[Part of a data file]
--
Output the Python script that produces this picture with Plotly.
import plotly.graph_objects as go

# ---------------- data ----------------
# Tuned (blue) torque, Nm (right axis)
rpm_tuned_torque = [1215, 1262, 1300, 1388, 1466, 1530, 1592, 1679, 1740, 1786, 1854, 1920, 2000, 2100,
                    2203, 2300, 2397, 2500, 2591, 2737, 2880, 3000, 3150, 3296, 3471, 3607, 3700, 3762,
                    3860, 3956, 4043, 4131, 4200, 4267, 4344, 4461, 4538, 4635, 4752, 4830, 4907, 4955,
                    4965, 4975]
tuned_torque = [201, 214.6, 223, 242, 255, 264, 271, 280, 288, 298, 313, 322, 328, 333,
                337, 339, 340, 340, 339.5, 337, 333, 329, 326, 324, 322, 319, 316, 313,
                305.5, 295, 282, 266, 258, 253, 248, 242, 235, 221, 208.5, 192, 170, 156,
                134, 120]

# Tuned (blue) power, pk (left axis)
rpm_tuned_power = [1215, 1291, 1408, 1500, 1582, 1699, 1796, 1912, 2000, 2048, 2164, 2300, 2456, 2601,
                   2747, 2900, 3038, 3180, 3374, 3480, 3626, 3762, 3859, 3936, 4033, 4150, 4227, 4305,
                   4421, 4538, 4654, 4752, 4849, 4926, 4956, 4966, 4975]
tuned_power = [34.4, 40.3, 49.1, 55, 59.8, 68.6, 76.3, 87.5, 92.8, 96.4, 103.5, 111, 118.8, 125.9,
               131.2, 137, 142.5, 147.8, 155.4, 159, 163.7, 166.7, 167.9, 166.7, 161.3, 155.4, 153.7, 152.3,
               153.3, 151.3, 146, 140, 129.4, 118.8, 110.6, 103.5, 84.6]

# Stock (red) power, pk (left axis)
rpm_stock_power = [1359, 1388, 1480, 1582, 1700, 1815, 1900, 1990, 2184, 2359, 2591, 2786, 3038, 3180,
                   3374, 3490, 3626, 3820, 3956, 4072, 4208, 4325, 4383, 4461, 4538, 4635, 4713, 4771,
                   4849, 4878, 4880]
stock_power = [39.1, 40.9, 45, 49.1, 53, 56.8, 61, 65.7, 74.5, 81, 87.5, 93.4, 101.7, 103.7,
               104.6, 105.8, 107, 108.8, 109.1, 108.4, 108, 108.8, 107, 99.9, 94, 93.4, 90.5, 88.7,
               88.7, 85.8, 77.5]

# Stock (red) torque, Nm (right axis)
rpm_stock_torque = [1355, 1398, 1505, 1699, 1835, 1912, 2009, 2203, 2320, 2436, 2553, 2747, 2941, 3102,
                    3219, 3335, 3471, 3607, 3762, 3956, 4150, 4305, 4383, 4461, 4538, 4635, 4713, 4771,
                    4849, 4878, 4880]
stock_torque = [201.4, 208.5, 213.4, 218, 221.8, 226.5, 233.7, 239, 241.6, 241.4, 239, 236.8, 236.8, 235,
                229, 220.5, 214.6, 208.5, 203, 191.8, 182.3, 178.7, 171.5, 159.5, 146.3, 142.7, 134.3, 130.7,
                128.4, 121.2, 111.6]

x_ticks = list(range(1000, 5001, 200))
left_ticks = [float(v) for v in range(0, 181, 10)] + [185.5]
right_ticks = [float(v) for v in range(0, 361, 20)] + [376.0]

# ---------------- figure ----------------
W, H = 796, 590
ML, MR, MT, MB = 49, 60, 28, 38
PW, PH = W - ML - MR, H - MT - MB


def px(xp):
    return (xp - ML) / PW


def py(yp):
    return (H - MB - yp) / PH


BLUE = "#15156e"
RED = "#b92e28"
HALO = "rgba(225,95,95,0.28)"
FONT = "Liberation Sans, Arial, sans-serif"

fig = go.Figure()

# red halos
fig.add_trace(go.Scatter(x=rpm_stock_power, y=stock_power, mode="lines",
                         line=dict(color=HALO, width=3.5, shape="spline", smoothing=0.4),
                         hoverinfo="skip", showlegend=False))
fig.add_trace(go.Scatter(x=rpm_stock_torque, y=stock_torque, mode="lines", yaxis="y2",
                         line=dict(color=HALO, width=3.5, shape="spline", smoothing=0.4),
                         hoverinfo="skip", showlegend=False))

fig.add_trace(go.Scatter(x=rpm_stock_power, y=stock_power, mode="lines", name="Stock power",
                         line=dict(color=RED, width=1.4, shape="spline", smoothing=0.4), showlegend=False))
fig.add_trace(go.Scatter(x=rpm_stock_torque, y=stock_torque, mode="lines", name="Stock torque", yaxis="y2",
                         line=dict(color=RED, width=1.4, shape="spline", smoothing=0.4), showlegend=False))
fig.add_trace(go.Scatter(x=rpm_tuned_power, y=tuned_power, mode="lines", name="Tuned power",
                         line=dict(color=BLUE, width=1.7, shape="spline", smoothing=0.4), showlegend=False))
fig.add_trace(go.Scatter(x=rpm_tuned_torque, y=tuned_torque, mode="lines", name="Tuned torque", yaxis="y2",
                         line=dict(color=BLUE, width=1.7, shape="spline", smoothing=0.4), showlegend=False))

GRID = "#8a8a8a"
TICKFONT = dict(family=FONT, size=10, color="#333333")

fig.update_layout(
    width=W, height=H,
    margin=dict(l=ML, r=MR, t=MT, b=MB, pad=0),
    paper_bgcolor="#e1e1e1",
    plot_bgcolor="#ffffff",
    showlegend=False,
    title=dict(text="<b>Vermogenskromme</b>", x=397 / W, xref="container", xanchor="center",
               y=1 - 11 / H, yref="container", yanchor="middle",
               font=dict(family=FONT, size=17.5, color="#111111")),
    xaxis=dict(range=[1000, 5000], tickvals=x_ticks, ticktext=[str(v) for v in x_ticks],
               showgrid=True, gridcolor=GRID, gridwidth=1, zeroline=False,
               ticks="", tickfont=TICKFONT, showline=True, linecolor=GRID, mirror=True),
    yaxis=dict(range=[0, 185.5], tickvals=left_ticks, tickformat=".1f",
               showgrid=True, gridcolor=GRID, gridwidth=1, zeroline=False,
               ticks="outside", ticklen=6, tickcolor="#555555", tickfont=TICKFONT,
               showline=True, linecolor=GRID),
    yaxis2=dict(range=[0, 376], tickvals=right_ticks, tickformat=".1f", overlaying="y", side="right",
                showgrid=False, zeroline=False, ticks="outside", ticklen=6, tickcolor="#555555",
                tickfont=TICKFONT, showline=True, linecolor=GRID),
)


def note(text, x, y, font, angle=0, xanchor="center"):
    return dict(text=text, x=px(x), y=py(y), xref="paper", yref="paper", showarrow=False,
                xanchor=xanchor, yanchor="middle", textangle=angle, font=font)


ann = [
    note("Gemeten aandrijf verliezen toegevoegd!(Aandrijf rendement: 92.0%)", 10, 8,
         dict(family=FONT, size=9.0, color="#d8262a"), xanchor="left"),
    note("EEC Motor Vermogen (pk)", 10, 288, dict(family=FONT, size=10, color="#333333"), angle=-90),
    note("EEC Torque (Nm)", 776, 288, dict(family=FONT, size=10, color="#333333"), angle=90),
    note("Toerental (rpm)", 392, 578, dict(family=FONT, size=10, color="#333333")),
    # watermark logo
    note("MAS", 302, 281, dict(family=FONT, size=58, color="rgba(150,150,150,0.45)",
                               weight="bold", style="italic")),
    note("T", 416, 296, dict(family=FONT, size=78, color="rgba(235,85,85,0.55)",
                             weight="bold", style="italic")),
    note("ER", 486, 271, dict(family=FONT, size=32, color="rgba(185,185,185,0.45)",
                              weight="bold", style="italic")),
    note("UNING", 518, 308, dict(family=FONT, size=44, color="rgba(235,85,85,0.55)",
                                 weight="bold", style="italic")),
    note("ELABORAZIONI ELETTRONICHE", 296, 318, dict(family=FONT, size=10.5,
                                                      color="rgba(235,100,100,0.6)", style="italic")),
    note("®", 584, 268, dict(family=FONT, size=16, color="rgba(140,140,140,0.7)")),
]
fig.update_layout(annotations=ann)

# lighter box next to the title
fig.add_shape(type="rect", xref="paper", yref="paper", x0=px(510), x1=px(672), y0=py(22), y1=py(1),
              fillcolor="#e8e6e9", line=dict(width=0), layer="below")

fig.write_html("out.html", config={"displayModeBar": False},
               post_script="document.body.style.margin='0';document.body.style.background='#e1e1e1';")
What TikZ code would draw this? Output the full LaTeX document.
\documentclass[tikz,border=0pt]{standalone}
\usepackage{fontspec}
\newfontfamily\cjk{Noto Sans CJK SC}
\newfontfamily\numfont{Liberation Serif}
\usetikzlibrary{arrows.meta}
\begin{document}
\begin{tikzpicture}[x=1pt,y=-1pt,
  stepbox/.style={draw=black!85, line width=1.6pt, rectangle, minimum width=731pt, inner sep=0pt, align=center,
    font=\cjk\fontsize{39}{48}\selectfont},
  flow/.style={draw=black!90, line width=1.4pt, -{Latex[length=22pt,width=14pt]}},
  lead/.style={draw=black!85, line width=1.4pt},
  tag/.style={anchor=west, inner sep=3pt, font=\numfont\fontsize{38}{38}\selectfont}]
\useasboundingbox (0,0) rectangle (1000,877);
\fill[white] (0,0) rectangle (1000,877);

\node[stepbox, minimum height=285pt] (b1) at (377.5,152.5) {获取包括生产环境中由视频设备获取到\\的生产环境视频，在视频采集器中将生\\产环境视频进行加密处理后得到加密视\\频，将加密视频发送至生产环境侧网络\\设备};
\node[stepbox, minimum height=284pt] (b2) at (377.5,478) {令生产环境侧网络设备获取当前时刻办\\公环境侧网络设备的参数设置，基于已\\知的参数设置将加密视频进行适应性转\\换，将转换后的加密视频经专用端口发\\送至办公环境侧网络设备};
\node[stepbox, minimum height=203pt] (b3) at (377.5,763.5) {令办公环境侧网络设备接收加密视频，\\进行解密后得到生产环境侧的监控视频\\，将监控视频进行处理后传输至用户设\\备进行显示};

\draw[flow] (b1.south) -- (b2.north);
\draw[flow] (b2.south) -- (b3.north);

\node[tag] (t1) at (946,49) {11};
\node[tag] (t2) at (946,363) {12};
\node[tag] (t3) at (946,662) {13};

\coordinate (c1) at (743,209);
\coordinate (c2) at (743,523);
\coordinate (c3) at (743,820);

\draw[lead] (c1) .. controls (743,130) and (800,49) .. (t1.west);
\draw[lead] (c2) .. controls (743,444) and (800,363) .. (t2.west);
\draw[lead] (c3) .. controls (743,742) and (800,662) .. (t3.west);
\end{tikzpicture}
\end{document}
--
**Task brief**
Quote the records from their first line to the line with "88.7, 85.8, 77.5]", inclusive, without adding or dropping anything.

**Written answer**
Output the Python script that produces this picture with Plotly.
import plotly.graph_objects as go

# ---------------- data ----------------
# Tuned (blue) torque, Nm (right axis)
rpm_tuned_torque = [1215, 1262, 1300, 1388, 1466, 1530, 1592, 1679, 1740, 1786, 1854, 1920, 2000, 2100,
                    2203, 2300, 2397, 2500, 2591, 2737, 2880, 3000, 3150, 3296, 3471, 3607, 3700, 3762,
                    3860, 3956, 4043, 4131, 4200, 4267, 4344, 4461, 4538, 4635, 4752, 4830, 4907, 4955,
                    4965, 4975]
tuned_torque = [201, 214.6, 223, 242, 255, 264, 271, 280, 288, 298, 313, 322, 328, 333,
                337, 339, 340, 340, 339.5, 337, 333, 329, 326, 324, 322, 319, 316, 313,
                305.5, 295, 282, 266, 258, 253, 248, 242, 235, 221, 208.5, 192, 170, 156,
                134, 120]

# Tuned (blue) power, pk (left axis)
rpm_tuned_power = [1215, 1291, 1408, 1500, 1582, 1699, 1796, 1912, 2000, 2048, 2164, 2300, 2456, 2601,
                   2747, 2900, 3038, 3180, 3374, 3480, 3626, 3762, 3859, 3936, 4033, 4150, 4227, 4305,
                   4421, 4538, 4654, 4752, 4849, 4926, 4956, 4966, 4975]
tuned_power = [34.4, 40.3, 49.1, 55, 59.8, 68.6, 76.3, 87.5, 92.8, 96.4, 103.5, 111, 118.8, 125.9,
               131.2, 137, 142.5, 147.8, 155.4, 159, 163.7, 166.7, 167.9, 166.7, 161.3, 155.4, 153.7, 152.3,
               153.3, 151.3, 146, 140, 129.4, 118.8, 110.6, 103.5, 84.6]

# Stock (red) power, pk (left axis)
rpm_stock_power = [1359, 1388, 1480, 1582, 1700, 1815, 1900, 1990, 2184, 2359, 2591, 2786, 3038, 3180,
                   3374, 3490, 3626, 3820, 3956, 4072, 4208, 4325, 4383, 4461, 4538, 4635, 4713, 4771,
                   4849, 4878, 4880]
stock_power = [39.1, 40.9, 45, 49.1, 53, 56.8, 61, 65.7, 74.5, 81, 87.5, 93.4, 101.7, 103.7,
               104.6, 105.8, 107, 108.8, 109.1, 108.4, 108, 108.8, 107, 99.9, 94, 93.4, 90.5, 88.7,
               88.7, 85.8, 77.5]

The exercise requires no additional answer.